WHAT YOU HAVE TO DO
Output all lines exactly.

DATASET CONTENT
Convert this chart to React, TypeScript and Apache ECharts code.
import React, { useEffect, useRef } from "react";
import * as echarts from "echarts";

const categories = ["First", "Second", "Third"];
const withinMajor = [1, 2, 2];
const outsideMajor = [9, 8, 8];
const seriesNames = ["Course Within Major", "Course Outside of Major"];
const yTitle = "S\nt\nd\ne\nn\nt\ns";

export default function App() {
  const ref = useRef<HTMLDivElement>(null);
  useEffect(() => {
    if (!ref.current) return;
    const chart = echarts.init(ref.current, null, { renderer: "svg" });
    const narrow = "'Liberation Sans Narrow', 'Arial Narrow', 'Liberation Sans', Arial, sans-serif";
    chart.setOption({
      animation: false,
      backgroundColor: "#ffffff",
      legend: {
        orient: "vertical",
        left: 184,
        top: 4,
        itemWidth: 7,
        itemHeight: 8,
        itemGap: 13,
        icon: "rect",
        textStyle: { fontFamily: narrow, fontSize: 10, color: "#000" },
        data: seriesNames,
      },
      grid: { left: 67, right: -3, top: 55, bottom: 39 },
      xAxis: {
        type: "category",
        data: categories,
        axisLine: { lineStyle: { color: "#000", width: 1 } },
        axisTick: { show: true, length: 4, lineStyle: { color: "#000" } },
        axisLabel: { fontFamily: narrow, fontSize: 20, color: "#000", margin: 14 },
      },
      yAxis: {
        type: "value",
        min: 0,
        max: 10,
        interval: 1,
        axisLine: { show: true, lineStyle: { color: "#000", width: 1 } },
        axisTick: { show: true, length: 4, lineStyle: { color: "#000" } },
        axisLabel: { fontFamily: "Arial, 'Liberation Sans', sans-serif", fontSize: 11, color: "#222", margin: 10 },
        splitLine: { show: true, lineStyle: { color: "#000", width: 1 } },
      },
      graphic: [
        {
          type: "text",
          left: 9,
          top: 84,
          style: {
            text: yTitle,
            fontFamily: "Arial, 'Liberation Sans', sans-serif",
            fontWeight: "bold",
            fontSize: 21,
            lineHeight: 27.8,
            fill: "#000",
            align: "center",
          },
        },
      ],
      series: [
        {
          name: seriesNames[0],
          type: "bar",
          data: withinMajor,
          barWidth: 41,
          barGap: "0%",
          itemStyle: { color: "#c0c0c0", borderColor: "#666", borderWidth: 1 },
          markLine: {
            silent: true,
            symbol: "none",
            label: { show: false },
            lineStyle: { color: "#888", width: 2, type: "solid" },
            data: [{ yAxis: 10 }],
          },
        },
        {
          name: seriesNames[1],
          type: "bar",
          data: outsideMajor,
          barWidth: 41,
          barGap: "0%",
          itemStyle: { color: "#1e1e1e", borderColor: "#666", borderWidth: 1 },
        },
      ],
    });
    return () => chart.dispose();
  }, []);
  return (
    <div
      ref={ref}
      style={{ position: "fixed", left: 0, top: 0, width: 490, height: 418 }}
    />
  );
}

RESPONSE
Convert this chart to React, TypeScript and Apache ECharts code.
import React, { useEffect, useRef } from "react";
import * as echarts from "echarts";

const categories = ["First", "Second", "Third"];
const withinMajor = [1, 2, 2];
const outsideMajor = [9, 8, 8];
const seriesNames = ["Course Within Major", "Course Outside of Major"];
const yTitle = "S\nt\nd\ne\nn\nt\ns";

export default function App() {
  const ref = useRef<HTMLDivElement>(null);
  useEffect(() => {
    if (!ref.current) return;
    const chart = echarts.init(ref.current, null, { renderer: "svg" });
    const narrow = "'Liberation Sans Narrow', 'Arial Narrow', 'Liberation Sans', Arial, sans-serif";
    chart.setOption({
      animation: false,
      backgroundColor: "#ffffff",
      legend: {
        orient: "vertical",
        left: 184,
        top: 4,
        itemWidth: 7,
        itemHeight: 8,
        itemGap: 13,
        icon: "rect",
        textStyle: { fontFamily: narrow, fontSize: 10, color: "#000" },
        data: seriesNames,
      },
      grid: { left: 67, right: -3, top: 55, bottom: 39 },
      xAxis: {
        type: "category",
        data: categories,
        axisLine: { lineStyle: { color: "#000", width: 1 } },
        axisTick: { show: true, length: 4, lineStyle: { color: "#000" } },
        axisLabel: { fontFamily: narrow, fontSize: 20, color: "#000", margin: 14 },
      },
      yAxis: {
        type: "value",
        min: 0,
        max: 10,
        interval: 1,
        axisLine: { show: true, lineStyle: { color: "#000", width: 1 } },
        axisTick: { show: true, length: 4, lineStyle: { color: "#000" } },
        axisLabel: { fontFamily: "Arial, 'Liberation Sans', sans-serif", fontSize: 11, color: "#222", margin: 10 },
        splitLine: { show: true, lineStyle: { color: "#000", width: 1 } },
      },
      graphic: [
        {
          type: "text",
          left: 9,
          top: 84,
          style: {
            text: yTitle,
            fontFamily: "Arial, 'Liberation Sans', sans-serif",
            fontWeight: "bold",
            fontSize: 21,
            lineHeight: 27.8,
            fill: "#000",
            align: "center",
          },
        },
      ],
      series: [
        {
          name: seriesNames[0],
          type: "bar",
          data: withinMajor,
          barWidth: 41,
          barGap: "0%",
          itemStyle: { color: "#c0c0c0", borderColor: "#666", borderWidth: 1 },
          markLine: {
            silent: true,
            symbol: "none",
            label: { show: false },
            lineStyle: { color: "#888", width: 2, type: "solid" },
            data: [{ yAxis: 10 }],
          },
        },
        {
          name: seriesNames[1],
          type: "bar",
          data: outsideMajor,
          barWidth: 41,
          barGap: "0%",
          itemStyle: { color: "#1e1e1e", borderColor: "#666", borderWidth: 1 },
        },
      ],
    });
    return () => chart.dispose();
  }, []);
  return (
    <div
      ref={ref}
      style={{ position: "fixed", left: 0, top: 0, width: 490, height: 418 }}
    />
  );
}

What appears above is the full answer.